Наконец, эта местность, отсталая и депрессивная, минимально подвержена прямому влиянию извне. Ее состояние полностью зависит от того, что происходит или что решают в других местах. Но очень немногие люди и идеи, за исключением уже готовых к употреблению благодаря медиа, проникают сюда, чтобы бросить вызов гегемонии Сассолла.
Какова цена его достижений?
Я не собираюсь обсуждать ежедневные проблемы врача общей практики. Это можно смело оставить самим врачам. Некоторые их обиды справедливы как результат страха и негодования по поводу ощущаемого, но не до конца осознаваемого факта того, что статус и категории медицинской профессии XIX века устарели.
Сассолла это не тревожит, поскольку он занял свое особое положение. И в результате ему приходится чаще, чем другим, сталкиваться со страданиями пациентов и невозможностью им помочь.
Считается, что врачи профессионально относятся к страданиям и что процесс абстрагирования начинается со второго курса обучения, когда студенты впервые препарируют человеческие тела. Это правда. Но вопрос гораздо глубже, чем преодоление физического отвращения к крови и кишкам. Впоследствии другое помогает защитить себя. Врачи используют технический, совершенно бесстрастный язык. Часто им приходится действовать быстро и выполнять сложные работы, требующие исключительной концентрации. Специализация способствует научному взгляду на болезнь. (В XVIII веке о докторе часто думали как о цинике, а циник – это человек, принимающий объективность науки, к которой у него нет претензий.) К тому же количество клинических случаев препятствует желанию идентифицировать себя с каким-то одним пациентом.
Но как бы верно это ни было, страдания, свидетелями которых становятся врачи, воспринимаются тяжелее, чем принято считать. Так происходит и с Сассоллом. Он человек исключительного самообладания. Но, когда он не подозревал о моем присутствии, я видел, как он плакал, идя через поле от дома умиравшего юноши. Возможно, он винил себя за то, что сделал или не успел сделать. Он превратил боль в чувство болезненной ответственности, ибо таков его характер. Но это в равной степени было и следствием его положения и того, как он ведет свою практику. Он не отделяет болезнь от личности пациента. Он не верит в сохранение дистанции, он должен подойти достаточно близко, чтобы узнать пациента. Хотя у него их около двух тысяч, он осознаёт, как все они взаимосвязаны – и не только в плане родства, – поэтому цифры редко приобретают для него объективность статистики. Самое главное – он считает своим долгом лечить хотя бы некоторые формы несчастья. Он редко отправляет пациента в психиатрическую больницу, поскольку считает, что в таком случае он его бросает.
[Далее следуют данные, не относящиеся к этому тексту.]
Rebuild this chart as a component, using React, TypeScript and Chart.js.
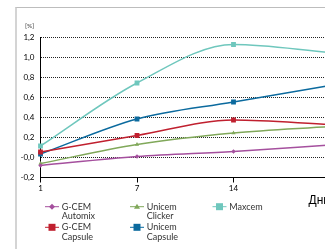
import React, { useEffect, useRef } from 'react';
import { Chart, registerables } from 'chart.js';

Chart.register(...registerables);

// ---- data ----
const days = ['1', '7', '14', '21'];
const gcemAutomix = [-0.08, 0.01, 0.06, 0.125];
const unicemClicker = [-0.06, 0.13, 0.245, 0.31];
const maxcem = [0.115, 0.745, 1.13, 1.05];
const gcemCapsule = [0.055, 0.22, 0.375, 0.33];
const unicemCapsule = [0.035, 0.385, 0.555, 0.72];

const seriesNames = [
  ['G-CEM', 'Automix'],
  ['Unicem', 'Clicker'],
  ['Maxcem'],
  ['G-CEM', 'Capsule'],
  ['Unicem', 'Capsule'],
];
const yMin = -0.2;
const yMax = 1.2;
const yStep = 0.2;
const yUnit = '[%]';
const xTitle = 'Дни';

const FONT = 'Lato, "Open Sans", sans-serif';

const legendPlugin = {
  id: 'customLegend',
  afterDraw(chart: any) {
    const ctx = chart.ctx;
    const { left, top, bottom } = chart.chartArea;
    ctx.save();
    // unit label
    ctx.fillStyle = '#444';
    ctx.font = `6.5px ${FONT}`;
    ctx.textAlign = 'left';
    ctx.textBaseline = 'middle';
    ctx.fillText(yUnit, left - 15.5, top - 11.5);

    const colX = [0, 85, 167.5];
    chart.data.datasets.forEach((ds: any, i: number) => {
      const col = i % 3;
      const row = Math.floor(i / 3);
      const x0 = left + 4.5 + colX[col];
      const y0 = bottom + 29.2 + row * 20.6;
      const cx = x0 + 7;
      ctx.strokeStyle = ds.borderColor;
      ctx.lineWidth = 1;
      ctx.beginPath();
      ctx.moveTo(x0, y0);
      ctx.lineTo(x0 + 14, y0);
      ctx.stroke();
      ctx.fillStyle = ds.borderColor;
      const st = ds.pointStyle;
      ctx.beginPath();
      if (st === 'rect') {
        ctx.rect(cx - 3.5, y0 - 3.5, 7, 7);
      } else if (st === 'rectRot') {
        ctx.moveTo(cx, y0 - 3);
        ctx.lineTo(cx + 3, y0);
        ctx.lineTo(cx, y0 + 3);
        ctx.lineTo(cx - 3, y0);
        ctx.closePath();
      } else if (st === 'triangle') {
        ctx.moveTo(cx, y0 - 3);
        ctx.lineTo(cx + 3, y0 + 2);
        ctx.lineTo(cx - 3, y0 + 2);
        ctx.closePath();
      }
      ctx.fill();
      ctx.fillStyle = '#333';
      ctx.font = `9px ${FONT}`;
      ctx.textAlign = 'left';
      ctx.textBaseline = 'middle';
      const lines: string[] = Array.isArray(ds.label) ? ds.label : [ds.label];
      lines.forEach((t, k) => ctx.fillText(t, x0 + 16.7, y0 + k * 9.3));
    });
    ctx.restore();
  },
};

export default function App() {
  const ref = useRef<HTMLCanvasElement>(null);
  useEffect(() => {
    if (!ref.current) return;
    const mk = (label: string[], data: number[], color: string, pointStyle: string, r: number) => ({
      label: label as any,
      data,
      borderColor: color,
      backgroundColor: color,
      borderWidth: 1.5,
      pointStyle,
      pointRadius: r,
      pointBorderWidth: 0,
      pointBackgroundColor: color,
      cubicInterpolationMode: 'monotone',
      fill: false,
    });
    const chart = new Chart(ref.current, {
      type: 'line',
      data: {
        labels: days,
        datasets: [
          mk(seriesNames[0], gcemAutomix, '#a5509e', 'rectRot', 2.2),
          mk(seriesNames[1], unicemClicker, '#80a85a', 'triangle', 2.4),
          mk(seriesNames[2], maxcem, '#6fc7bd', 'rect', 3.4),
          mk(seriesNames[3], gcemCapsule, '#c0202f', 'rect', 3.4),
          mk(seriesNames[4], unicemCapsule, '#0b6a9e', 'rect', 3.4),
        ] as any,
      },
      options: {
        responsive: false,
        maintainAspectRatio: false,
        devicePixelRatio: 1,
        animation: false,
        layout: { padding: { top: 37.5, left: 0, right: 30, bottom: 40 } },
        plugins: { legend: { display: false }, tooltip: { enabled: false } },
        scales: {
          x: {
            type: 'category',
            offset: false,
            afterFit: (s: any) => { s.height = 31.5; },
            grid: { display: true, drawOnChartArea: false, drawTicks: true, tickLength: 5, color: '#000' },
            border: { display: true, color: '#000', width: 1 },
            ticks: { color: '#000', font: { family: FONT, size: 8 }, padding: 1, maxRotation: 0, autoSkip: false },
            title: { display: true, text: xTitle, align: 'end', color: '#000', font: { family: '"Liberation Sans", Arial, sans-serif', size: 12 }, padding: { top: 0, bottom: 1 } },
          },
          y: {
            min: yMin,
            max: yMax,
            afterFit: (s: any) => { s.width = 40.5; },
            grid: { color: '#222', lineWidth: 1, drawTicks: false },
            border: { display: true, color: '#000', width: 1, dash: [1, 1] },
            ticks: {
              stepSize: yStep,
              color: '#000',
              padding: 6,
              font: { family: FONT, size: 8 },
              callback: (v: any) => Number(v).toFixed(1).replace('.', ','),
            },
          },
        },
      },
      plugins: [legendPlugin],
    });
    return () => chart.destroy();
  }, []);

  return (
    <div style={{ position: 'absolute', left: 0, top: 0, width: 325, height: 249, overflow: 'hidden', background: '#fff' }}>
      <div style={{ position: 'absolute', left: 15, top: 7, width: 400, height: 300, borderTop: '1px solid #bdbdbd', borderLeft: '2px solid #d4d4d4' }} />
      <canvas ref={ref} width={360} height={249} style={{ position: 'absolute', left: 0, top: 0, width: 360, height: 249 }} />
    </div>
  );
}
Каков эффект от того, что вы пять или шесть раз в неделю сталкиваетесь лицом к лицу с сильными страданиями людей, пытаетесь понять, надеетесь преодолеть их? Я не говорю сейчас о физической боли, поскольку обычно от нее можно избавиться за считаные минуты. Я говорю о муках умирания, о потере, страхе, одиночестве, об отчаянии, чувстве тщетности.
Один аспект таких столкновений кажется мне важным, но мало обсуждаемым, и поэтому читатель должен простить меня, если я сосредоточусь на нем и проигнорирую другие.
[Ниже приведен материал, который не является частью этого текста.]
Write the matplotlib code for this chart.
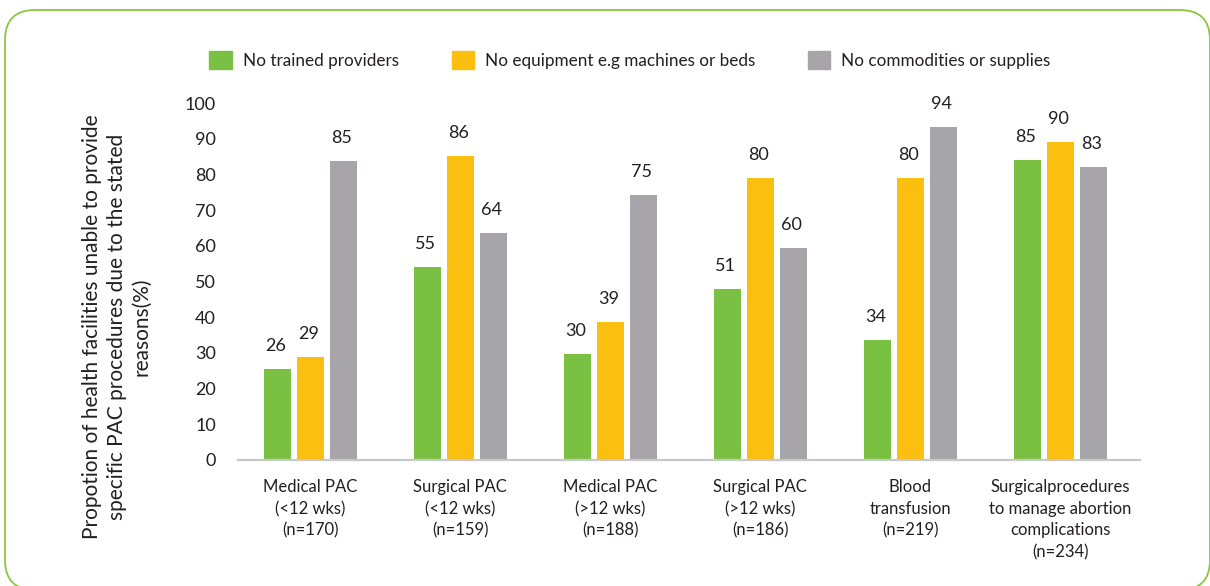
import numpy as np
import matplotlib.pyplot as plt
from matplotlib.patches import Patch, FancyBboxPatch

# categories and series
categories = ['Medical PAC\n(<12 wks)\n(n=170)',
              'Surgical PAC\n(<12 wks)\n(n=159)',
              'Medical PAC\n(>12 wks)\n(n=188)',
              'Surgical PAC\n(>12 wks)\n(n=186)',
              'Blood\ntransfusion\n(n=219)',
              'Surgicalprocedures\nto manage abortion\ncomplications\n(n=234)']
series_names = ['No trained providers',
                'No equipment e.g machines or beds',
                'No commodities or supplies']

# bar heights as drawn in the picture
no_providers = [25.5, 54.1, 29.7, 47.9, 33.6, 84.0]
no_equipment = [28.9, 85.2, 38.7, 79.0, 79.0, 89.1]
no_supplies = [83.8, 63.6, 74.2, 59.4, 93.3, 82.1]

# value labels printed above the bars
lbl_providers = [26, 55, 30, 51, 34, 85]
lbl_equipment = [29, 86, 39, 80, 80, 90]
lbl_supplies = [85, 64, 75, 60, 94, 83]

colors = ['#7AC143', '#FBBF10', '#A7A5A9']
text_color = '#231F20'

plt.rcParams['font.family'] = ['Lato', 'DejaVu Sans']
plt.rcParams['text.color'] = text_color

fig = plt.figure(figsize=(12.1, 5.86), dpi=100)
ax = fig.add_axes([238 / 1210, 126 / 586, 902 / 1210, 357 / 586])

x = np.arange(len(categories))
offsets = [-0.22, 0.0, 0.22]
width = 0.18
heights = [no_providers, no_equipment, no_supplies]
labels = [lbl_providers, lbl_equipment, lbl_supplies]

for i in range(3):
	bars = ax.bar(x + offsets[i], heights[i], width, color=colors[i], label=series_names[i])
	for b, v in zip(bars, labels[i]):
		ax.annotate(str(v), (b.get_x() + b.get_width() / 2, b.get_height()),
		            xytext=(-1, 11), textcoords='offset points',
		            ha='center', va='bottom', fontsize=13, color=text_color)

ax.set_xlim(-0.48, 5.533)
ax.set_ylim(0, 100)
ax.set_yticks(range(0, 101, 10))
ax.set_xticks(x)
ax.set_xticklabels(categories, fontsize=12, linespacing=1.42)
ax.tick_params(axis='both', length=0, colors=text_color)
ax.tick_params(axis='y', labelsize=13, pad=16)
ax.tick_params(axis='x', pad=14)

for s in ['top', 'right', 'left']:
	ax.spines[s].set_visible(False)
ax.spines['bottom'].set_color('#C8C8C8')
ax.spines['bottom'].set_linewidth(1.6)

fig.text(117 / 1210, 1 - 327 / 586,
         'Propotion of health facilities unable to provide\n'
         'specific PAC procedures due to the stated\nreasons(%)',
         rotation=90, ha='center', va='center', multialignment='center',
         fontsize=15, linespacing=1.3)

handles = [Patch(color=c) for c in colors]
fig.legend(handles, series_names, loc='center', bbox_to_anchor=(630 / 1210, 1 - 60 / 586),
           ncol=3, frameon=False, fontsize=12.3, handlelength=1.3, handleheight=1.3,
           handletextpad=0.65, columnspacing=3.1)

# rounded green frame
frame = FancyBboxPatch((0.05, -0.04), 12.05, 5.80,
                       boxstyle='round,pad=0,rounding_size=0.3',
                       transform=fig.dpi_scale_trans, fill=False,
                       edgecolor='#8CC63F', linewidth=1.3, clip_on=False)
fig.add_artist(frame)

fig.savefig('out.png', dpi=100)
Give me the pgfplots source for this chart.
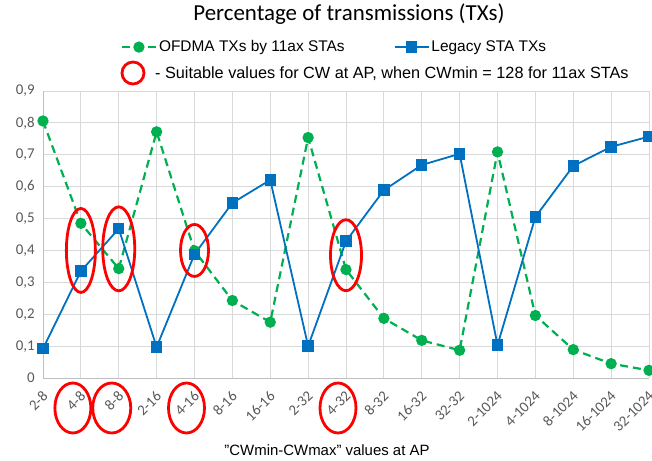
\documentclass[border=0pt]{standalone}
\usepackage{fontspec}
\setmainfont{Liberation Sans}
\newfontfamily\carlito{Carlito}
\usepackage{pgfplots}
\pgfplotsset{compat=1.18}
\definecolor{cgreen}{HTML}{00B050}
\definecolor{cblue}{HTML}{0070C0}
\definecolor{cred}{HTML}{FF0000}
\definecolor{tickgray}{HTML}{595959}
\definecolor{gridgray}{HTML}{D9D9D9}
\definecolor{axisgray}{HTML}{BFBFBF}
\begin{document}
\begin{tikzpicture}
\useasboundingbox (0bp,0bp) rectangle (652bp,461bp);
\begin{axis}[
  at={(43bp,83bp)}, anchor=south west,
  scale only axis, width=606bp, height=287bp,
  xmin=0, xmax=16, ymin=0, ymax=0.9,
  clip=false,
  xtick={0,1,2,3,4,5,6,7,8,9,10,11,12,13,14,15,16},
  xticklabels={2-8,4-8,8-8,2-16,4-16,8-16,16-16,2-32,4-32,8-32,16-32,32-32,2-1024,4-1024,8-1024,16-1024,32-1024},
  ytick={0,0.1,0.2,0.3,0.4,0.5,0.6,0.7,0.8,0.9},
  yticklabels={0,{0,1},{0,2},{0,3},{0,4},{0,5},{0,6},{0,7},{0,8},{0,9}},
  xticklabel style={xshift=3bp, yshift=-15bp, rotate=45, anchor=east, font=\carlito\fontsize{15}{18}\selectfont, text=tickgray, inner sep=1bp},
  yticklabel style={font=\carlito\fontsize{15}{18}\selectfont, text=tickgray, inner sep=2bp, xshift=-6bp},
  major tick length=0pt,
  grid=major,
  grid style={gridgray, line width=0.8bp},
  axis x line*=bottom, axis y line*=left,
  axis line style={axisgray, line width=1bp, -},
  legend style={at={(axis description cs:0.481,1.153)}, anchor=center, draw=none, fill=none,
    font=\fontsize{15.5}{18}\selectfont, inner sep=0pt,
    /tikz/every even column/.append style={column sep=47bp}},
  legend columns=2,
  legend cell align=left,
  legend image code/.code={\draw[mark repeat=2,mark phase=2] plot coordinates {(0bp,0bp) (17bp,0bp) (34bp,0bp)};},
]
\addplot[color=cgreen, line width=2.2bp, dash pattern=on 8bp off 5bp, mark=*, mark size=4.5bp, mark options={solid, fill=cgreen}]
coordinates {(0,0.806) (1,0.485) (2,0.343) (3,0.772) (4,0.399) (5,0.243) (6,0.175) (7,0.754) (8,0.340) (9,0.187) (10,0.118) (11,0.087) (12,0.709) (13,0.196) (14,0.089) (15,0.045) (16,0.024)};
\addlegendentry{OFDMA TXs by 11ax STAs}
\addplot[color=cblue, line width=1.8bp, mark=square*, mark size=4.8bp, mark options={solid, fill=cblue}]
coordinates {(0,0.092) (1,0.335) (2,0.468) (3,0.097) (4,0.388) (5,0.549) (6,0.621) (7,0.100) (8,0.429) (9,0.589) (10,0.668) (11,0.703) (12,0.103) (13,0.505) (14,0.665) (15,0.725) (16,0.757)};
\addlegendentry{Legacy STA TXs}
% red annotation ellipses
\draw[cred, line width=2.8bp] (axis cs:1,0.400) ellipse [x radius=14.5bp, y radius=42bp];
\draw[cred, line width=2.8bp] (axis cs:2,0.405) ellipse [x radius=16bp, y radius=42bp];
\draw[cred, line width=2.8bp] (axis cs:4,0.400) ellipse [x radius=14bp, y radius=26bp];
\draw[cred, line width=2.8bp] (axis cs:8,0.385) ellipse [x radius=15.5bp, y radius=35.5bp];
\draw[cred, line width=2.8bp] ([xshift=-8bp,yshift=-30bp]axis cs:1,0) ellipse [x radius=18bp, y radius=25bp];
\draw[cred, line width=2.8bp] ([xshift=-7bp,yshift=-30bp]axis cs:2,0) ellipse [x radius=19bp, y radius=25bp];
\draw[cred, line width=2.8bp] ([xshift=-8bp,yshift=-30bp]axis cs:4,0) ellipse [x radius=18bp, y radius=25bp];
\draw[cred, line width=2.8bp] ([xshift=-8bp,yshift=-30bp]axis cs:8,0) ellipse [x radius=18bp, y radius=25bp];
\end{axis}
% title
\node[anchor=base, font=\carlito\fontsize{23}{27}\selectfont] at (349bp,440bp) {Percentage of transmissions (TXs)};
% red legend row
\draw[cred, line width=2.8bp] (133bp,388bp) ellipse [x radius=11bp, y radius=11bp];
\node[anchor=base west, font=\fontsize{16.3}{19}\selectfont, inner sep=0pt] at (155bp,382bp) {- Suitable values for CW at AP, when CWmin = 128 for 11ax STAs};
% x label
\node[anchor=base, font=\fontsize{15}{18}\selectfont] at (327bp,6bp) {\symbol{34}CWmin-CWmax\symbol{34} values at AP};
\end{tikzpicture}
\end{document}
У страдания есть временной масштаб. То, что отделяет страдающего от не страдающего, – это барьер времени, страшащий последнего.
Рыдающий человек пугающе напоминает ребенка. Отчасти из-за социальных условностей, не позволяющих взрослым (особенно мужчинам) плакать, но позволяющих делать это детям. Однако это объясняет далеко не всё. Существует физическое сходство между рыдающей фигурой и ребенком. Осанка взрослого меняется, а его движения становятся очень примитивными. Рот словно превращается в центр тела: будто он одновременно является местом, где находится боль, и единственным, через что можно получить утешение. Теряется контроль над руками, которые только сжимают и хватают. Тело стремится принять позу эмбриона. Для этого есть физиологические и психологические причины, но мы наблюдаем сходство, не зная о них. И почему это сходство настораживает? Полагаю, объяснение выходит за рамки условностей и сострадания. В некотором роде сходство, однажды установленное, жестоко отрицается. Рыдающий мужчина не похож на ребенка. Ребенок плачется кому-то. Мужчина плачется самому себе. Возможно, заплакав, как ребенок, он каким-то образом верит, что вновь обретает способность восстанавливаться, как ребенок. Но это невозможно.
Страдание не обязательно сопровождается плачем. Оно может состоять из ненависти, мести или того полунасмешливого предвкушения жестокости, с которым отчаявшиеся люди иногда ожидают собственной гибели. Но всякое страдание, независимо от причины, и рациональное, и невротическое, возвращает страдающего в детство, усиливая его отчаяние. По крайней мере, после своих наблюдений и размышлений я в это верю.